West Bengal Chief Minister Mamata Banerjee on Monday formed a two-member committee to investigate growing allegations that the Pegasus spyware was used by central government agencies to spy on politicians, journalists and activists in the country, reported The Hindu.

The members of the commission are retired Supreme Court judge Madan Lokur and former Chief Justice of Calcutta High Court Jyotirmoy Bhattacharya.

The spyware is licensed to governments around the world by the Israeli cyber intelligence company NSO Group. The company insists that it licences its software only to “vetted governments” with good human-rights records and that Pegasus is intended to target criminals.

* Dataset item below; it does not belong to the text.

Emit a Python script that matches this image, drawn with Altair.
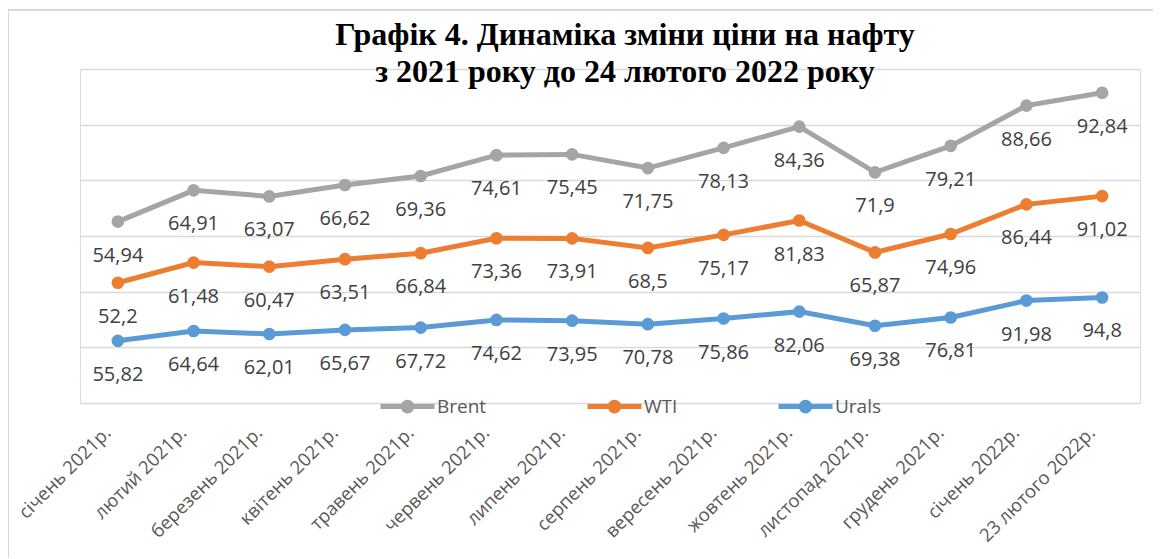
import altair as alt
import pandas as pd

months = ["січень 2021р.", "лютий 2021р.", "березень 2021р.", "квітень 2021р.",
          "травень 2021р.", "червень 2021р.", "липень 2021р.", "серпень 2021р.",
          "вересень 2021р.", "жовтень 2021р.", "листопад 2021р.", "грудень 2021р.",
          "січень 2022р.", "23 лютого 2022р."]
brent = [54.94, 64.91, 63.07, 66.62, 69.36, 74.61, 75.45, 71.75, 78.13, 84.36, 71.9, 79.21, 88.66, 92.84]
wti = [52.2, 61.48, 60.47, 63.51, 66.84, 73.36, 73.91, 68.5, 75.17, 81.83, 65.87, 74.96, 86.44, 91.02]
urals = [55.82, 64.64, 62.01, 65.67, 67.72, 74.62, 73.95, 70.78, 75.86, 82.06, 69.38, 76.81, 91.98, 94.8]

series_names = ["Brent", "WTI", "Urals"]
series_colors = ["#A5A5A5", "#ED7D31", "#5B9BD5"]

# Stacked line chart (Urals at bottom, then WTI, then Brent)
rows = []
for i, m in enumerate(months):
    base = 0.0
    for name, vals in [("Urals", urals), ("WTI", wti), ("Brent", brent)]:
        base += vals[i]
        rows.append({"month": m, "series": name, "value": vals[i], "cum": base})
df = pd.DataFrame(rows)

W, H = 1060, 334

x = alt.X("month:O", sort=months,
          scale=alt.Scale(paddingOuter=0.5),
          axis=alt.Axis(title=None, labelAngle=-45, labelFont="Open Sans", labelFontSize=18.5,
                        labelColor="#595959", domain=False, ticks=False, labelPadding=20,
                        labelOffset=-17, grid=False))
y = alt.Y("cum:Q", scale=alt.Scale(domain=[0, 300], nice=False),
          axis=alt.Axis(title=None, labels=False, ticks=False, domain=False,
                        values=[0, 50, 100, 150, 200, 250, 300],
                        gridColor="#D9D9D9", gridWidth=1.5))
color = alt.Color("series:N", scale=alt.Scale(domain=series_names, range=series_colors),
                  legend=alt.Legend(title=None, orient="none", direction="horizontal",
                                    legendX=298, legendY=308,
                                    symbolType="M-1,0H1M0.16,0A0.16,0.16,0,1,1,-0.16,0A0.16,0.16,0,1,1,0.16,0Z",
                                    symbolSize=2916, symbolStrokeWidth=5,
                                    labelFont="Open Sans", labelFontSize=19, labelColor="#595959",
                                    labelOffset=0, columnPadding=90))

base = alt.Chart(df)

border = base.mark_rect(fill=None, stroke="#D9D9D9", strokeWidth=1.5).encode(
    x=alt.value(-72), x2=alt.value(W + 40), y=alt.value(-59), y2=alt.value(H + 200)
)

lines = base.mark_line(strokeWidth=5).encode(x=x, y=y, color=color)
points = base.mark_point(filled=True, size=160, opacity=1).encode(x=x, y=y, color=color)
labels = base.mark_text(dy=34, font="Open Sans", fontSize=20, color="#404040").encode(
    x=x, y=y, text="label:N"
).transform_calculate(label="replace(toString(datum.value), '.', ',')")

chart = alt.layer(border, lines, points, labels).properties(
    width=W, height=H,
    title=alt.TitleParams(
        text=["Графік 4. Динаміка зміни ціни на нафту", "з 2021 року до 24 лютого 2022 року"],
        font="Liberation Serif", fontSize=32, fontWeight="bold", color="#000000",
        anchor="middle", dx=15, offset=-80, lineHeight=37),
    autosize=alt.AutoSizeParams(type="none"),
    padding={"left": 72, "top": 61, "right": 13, "bottom": 155},
).configure_view(stroke=None).configure(background="white")

chart.save("out.html", embed_options={"renderer": "svg", "actions": False})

But a leaked list, featuring more than 50,000 phone numbers “concentrated in countries known to engage in surveillance of their citizens”, was accessed by Paris-based media nonprofit Forbidden Stories and Amnesty International. It became the basis of a global investigation called the Pegasus Project in which 17 media organisations collaborated.

Indian news website The Wire, which is among the participants in the project, reported that Trinamool Congress MP and chief minister’s nephew Abhishek Banerjee’s number was found in the database.

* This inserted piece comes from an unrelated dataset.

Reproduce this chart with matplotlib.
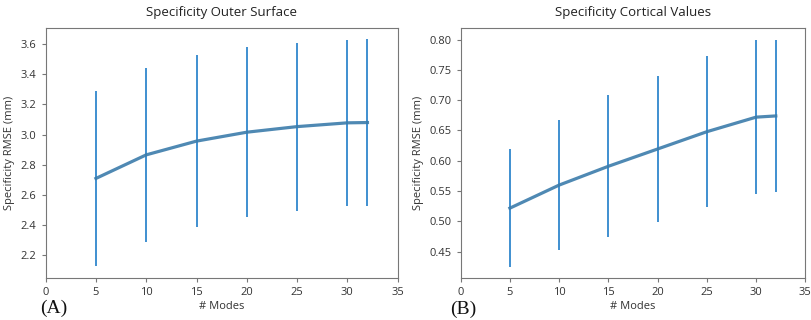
import matplotlib
matplotlib.use('Agg')
import matplotlib.pyplot as plt

plt.rcParams['font.family'] = ['Open Sans', 'DejaVu Sans']

modes = [5, 10, 15, 20, 25, 30, 32]

outer_mean = [2.71, 2.866, 2.957, 3.016, 3.053, 3.078, 3.08]
outer_err = [0.578, 0.578, 0.57, 0.562, 0.557, 0.548, 0.55]

cortical_mean = [0.522, 0.56, 0.591, 0.6195, 0.648, 0.672, 0.674]
cortical_err = [0.097, 0.107, 0.117, 0.12, 0.124, 0.127, 0.126]

text_color = '#333333'
spine_color = '#777777'

fig = plt.figure(figsize=(8.11, 3.2), dpi=100)
ax1 = fig.add_axes([0.0563, 0.131, 0.434, 0.781])
ax2 = fig.add_axes([0.568, 0.131, 0.425, 0.781])

panels = [
    (ax1, outer_mean, outer_err, 'Specificity Outer Surface', (2.05, 3.705)),
    (ax2, cortical_mean, cortical_err, 'Specificity Cortical Values', (0.4067, 0.8187)),
]

for ax, mean, err, title, ylim in panels:
    ax.errorbar(modes, mean, yerr=err, color='#3f8fd0', elinewidth=1.4,
                linewidth=0, capsize=0)
    ax.plot(modes, mean, color='#3c7cab', linewidth=2.3, alpha=0.9)
    ax.set_xlim(0, 35)
    ax.set_ylim(*ylim)
    ax.set_title(title, fontsize=9.5, color='#222222', pad=9)
    ax.set_xlabel('# Modes', fontsize=8, color=text_color, labelpad=2)
    ax.set_ylabel('Specificity RMSE (mm)', fontsize=8, color=text_color, labelpad=4)
    ax.tick_params(labelsize=8, colors=text_color, length=3, color=spine_color)
    for s in ax.spines.values():
        s.set_color(spine_color)
    ax.set_xticks(range(0, 36, 5))

ax1.set_yticks([2.2, 2.4, 2.6, 2.8, 3.0, 3.2, 3.4, 3.6])
ax2.set_yticks([0.45, 0.50, 0.55, 0.60, 0.65, 0.70, 0.75, 0.80])
ax2.set_yticklabels(['%.2f' % v for v in ax2.get_yticks()])

fig.text(0.066, 0.035, '(A)', fontsize=14, family='Liberation Serif', ha='center', va='center', color='#111111')
fig.text(0.5715, 0.032, '(B)', fontsize=14, family='Liberation Serif', ha='center', va='center', color='#111111')

fig.savefig('out.png', dpi=100)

Traces of Pegasus was also found in elections strategist Prashant Kishore’s phone in 14 days in June 2021 and 12 days in July 2021, including as recently as July 13, according to digital forensics conducted by Amnesty International’s Security Lab.

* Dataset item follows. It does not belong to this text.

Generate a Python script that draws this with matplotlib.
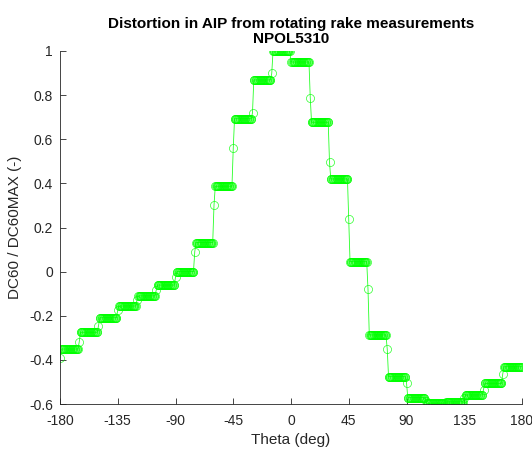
import numpy as np
import matplotlib
matplotlib.use('Agg')
import matplotlib.pyplot as plt

plt.rcParams['font.family'] = ['Liberation Sans', 'DejaVu Sans']
plt.rcParams['axes.unicode_minus'] = False

# rake positions every 15 deg, dense samples on each plateau
boundary_theta = list(range(-180, 181, 15))
plateau_first = 1     # deg after boundary
plateau_last = 14     # deg after boundary
plateau_step = 0.5
# value at each 15 deg boundary (transition samples)
boundary_vals = [-0.390, -0.318, -0.246, -0.174, -0.129, -0.083, -0.026, 0.090,
                 0.301, 0.559, 0.720, 0.899, 0.952, 0.789, 0.496, 0.237,
                 -0.080, -0.352, -0.503, -0.585, -0.595, -0.575, -0.535, -0.464,
                 -0.431]
# flat level between boundaries
plateau_vals = [-0.351, -0.275, -0.209, -0.156, -0.110, -0.061, 0.000, 0.132,
                0.387, 0.693, 0.869, 1.000, 0.950, 0.677, 0.420, 0.045,
                -0.287, -0.476, -0.571, -0.597, -0.590, -0.559, -0.507, -0.431]

theta = []
dc60 = []
for i, t0 in enumerate(boundary_theta[:-1]):
    theta.append(t0)
    dc60.append(boundary_vals[i])
    for off in np.arange(plateau_first, plateau_last + 1e-9, plateau_step):
        theta.append(t0 + off)
        dc60.append(plateau_vals[i])
theta.append(boundary_theta[-1])
dc60.append(boundary_vals[-1])

fig = plt.figure(figsize=(5.32, 4.51), dpi=100)
ax = fig.add_axes([60 / 532, 47 / 451, 462 / 532, 353 / 451])
ax.plot(theta, dc60, '-o', color='#00ff00', lw=0.6, markersize=5.8,
        markerfacecolor='none', markeredgewidth=0.5, alpha=0.85)

ax.set_xlim(-180, 180)
ax.set_ylim(-0.6, 1)
ax.set_xticks(np.arange(-180, 181, 45))
ax.set_yticks(np.arange(-0.6, 1.01, 0.2))
ax.set_yticklabels(['-0.6', '-0.4', '-0.2', '0', '0.2', '0.4', '0.6', '0.8', '1'])

axcol = '#262626'
for s in ['top', 'right']:
    ax.spines[s].set_visible(False)
for s in ['left', 'bottom']:
    ax.spines[s].set_color(axcol)
    ax.spines[s].set_linewidth(0.6)
ax.tick_params(direction='in', length=4, width=0.6, colors=axcol, labelsize=10)
ax.tick_params(axis='x', pad=7)
ax.tick_params(axis='y', pad=5)

ax.set_xlabel('Theta (deg)', fontsize=11, color=axcol, labelpad=4)
ax.set_ylabel('DC60 / DC60MAX (-)', fontsize=11, color=axcol, labelpad=5)
ax.set_title('Distortion in AIP from rotating rake measurements\nNPOL5310',
             fontsize=11, fontweight='bold', color='black', pad=6, linespacing=1.1)

fig.savefig('out.png', dpi=100, facecolor='white')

Kishore had recently worked with the ruling Trinamool Congress during the West Bengal Assembly elections. Congress leader Rahul Gandhi, former Election Commissioner Ashok Lavasa and Industrialist Anil Ambani were among the other potential surveillance targets.

On Monday, Mamata Banerjee said that the panel has been formed under the Inquiry Act, 1951, reported ANI. She said it will look into matters such as illegal hacking, monitoring, surveillance and recording of mobile phones.

“We had hoped that Centre will start an inquiry in the Pegasus row under the supervision of the Supreme Court,” the chief minister said. “But this government did nothing even when Parliament is on, therefore before going to Delhi, we have taken the decision to set up an inquiry commission at a Cabinet meeting today.”

Banerjee will go to Delhi later in the day to meet Opposition party leaders, including Congress chief Sonia Gandhi.

She alleged that the phones of many residents of West Bengal have been tapped. “I hope this small step will wake up others,” Banerjee said, according to NDTV. “We want it [the inquiry] to start as soon as possible.”

Banerjee also claimed that West Bengal is the first state to investigate the surveillance allegations.

However, Chhattisgarh Chief Minister Bhupesh Baghel had said on July 21 that his government has formed a committee to investigate the spyware allegations. Baghel had claimed he has information that officials from NSO Group had met former Chief Minister Raman Singh. The panel will investigate who the NSO representatives met and what deal they struck with the Bharatiya Janata Party government led by Singh, reported The Hindu.

On July 21, Banerjee had accused the BJP of trying to turn India from a democracy into a “surveillance state”. “Three things make democracy – media, judiciary and the Election Commission – and Pegasus has captured all three,” the chief minister had said.

Last week, Communist Party of India (Marxist) Rajya Sabha MP John Brittas and an advocate, ML Sharma, moved the Supreme Court separately seeking a court-monitored inquiry into the alleged surveillance.